The simplest no-cost method is strategic furniture placement. A couch leg, bookshelf, or heavy coffee table sitting on the rug’s edges pins it in place and counteracts the pile’s push. This works best in rooms where the rug sits mostly under furniture anyway, like under a dining table with chairs or beneath a bed frame. It won’t help with runners in hallways or rugs in open floor areas, but for living rooms and bedrooms it’s often enough on its own.

If you combine furniture anchoring with even a basic rug pad underneath, you’ll get almost zero movement. The pad handles the center of the rug where feet land, and the furniture locks the perimeter.

Choosing the Right Fix for Your Setup

Your best option depends on the rug’s size, the room’s traffic level, and whether you want something permanent or easy to remove.

  • Large rugs in high-traffic rooms: A carpet-to-carpet rug pad is the most effective choice. It distributes grip across the entire surface and handles heavy foot traffic without losing hold.
  • Small accent rugs or low-traffic areas: Hook-and-loop anchors or silicone-based tape at the corners will usually keep things in place. Replace them every few months as the adhesive weakens.
  • Rugs under furniture: Furniture weight alone may be sufficient. Add a thin rug pad if you notice the exposed sections still shifting.
  • Rental homes where you can’t risk damage: Stick with a rug pad or hook-and-loop anchors. Avoid any adhesive tape unless it’s silicone-based and you’ve tested it first.

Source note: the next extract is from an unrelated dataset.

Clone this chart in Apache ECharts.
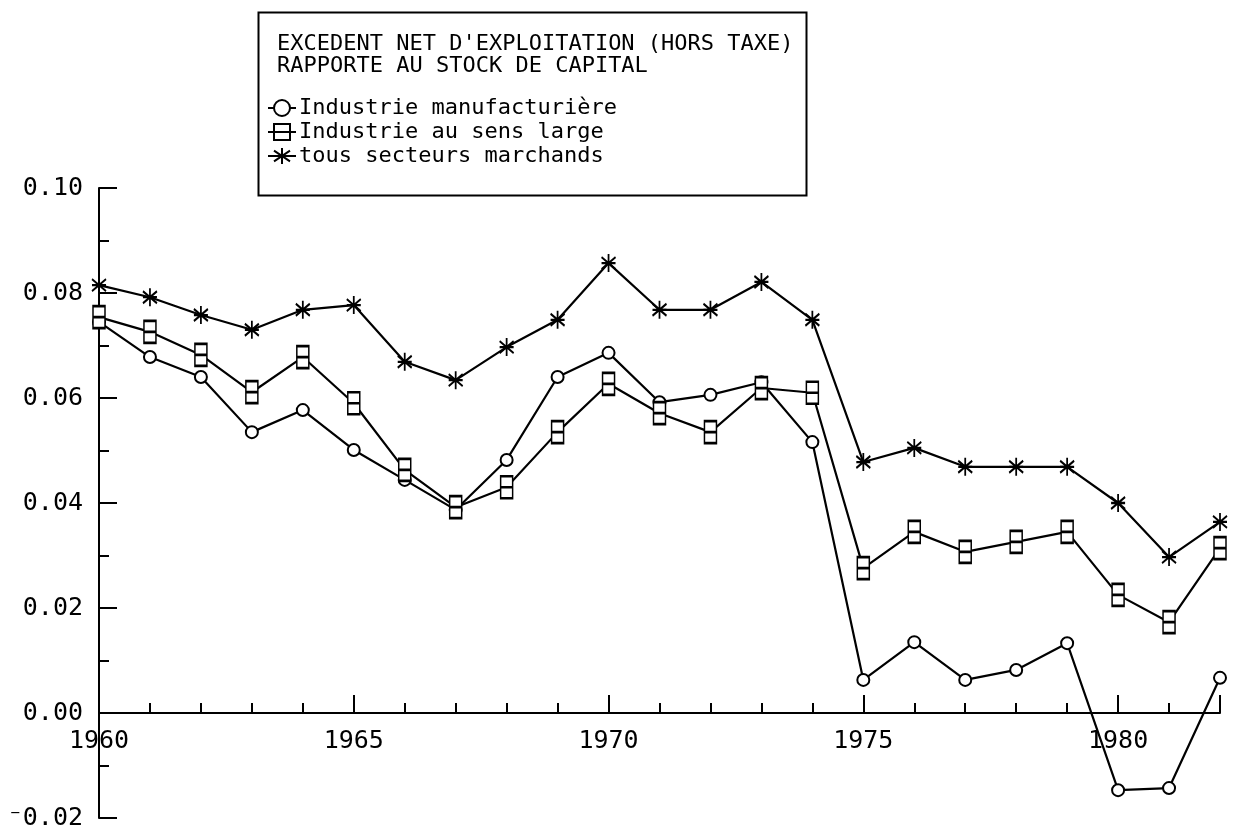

Keeping Your Setup Working Long-Term

Rug pads lose grip over time as dust and debris build up between the layers. Every few months, lift the rug and pad, vacuum both the carpet underneath and the pad’s surfaces, and reposition everything. This clears out the fine grit that acts like ball bearings between the two surfaces and restores the pad’s traction.

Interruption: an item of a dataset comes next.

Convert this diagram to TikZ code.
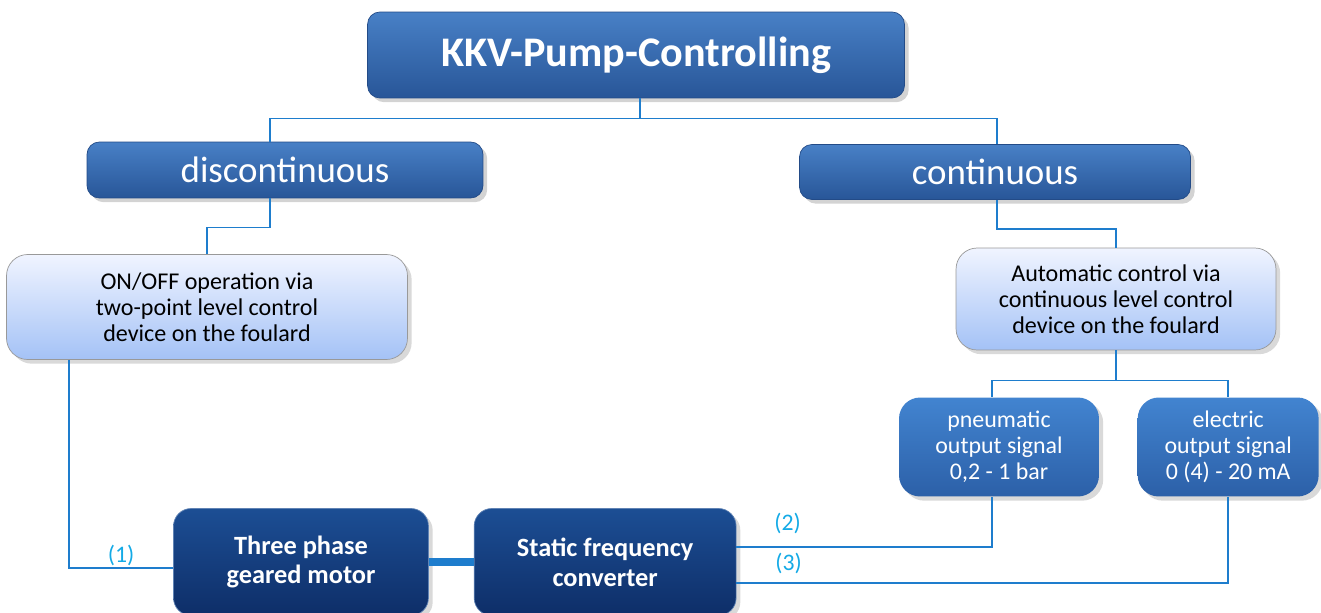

When vacuuming the area rug itself, avoid running a beater bar vacuum directly over hook-and-loop anchors or tape. The suction and agitation can peel adhesive strips loose. Either vacuum around the taped corners or lift the rug’s edge and repress the anchors afterward. For rugs sitting on a full pad, regular vacuuming is fine since the pad stays in place under the rug’s weight.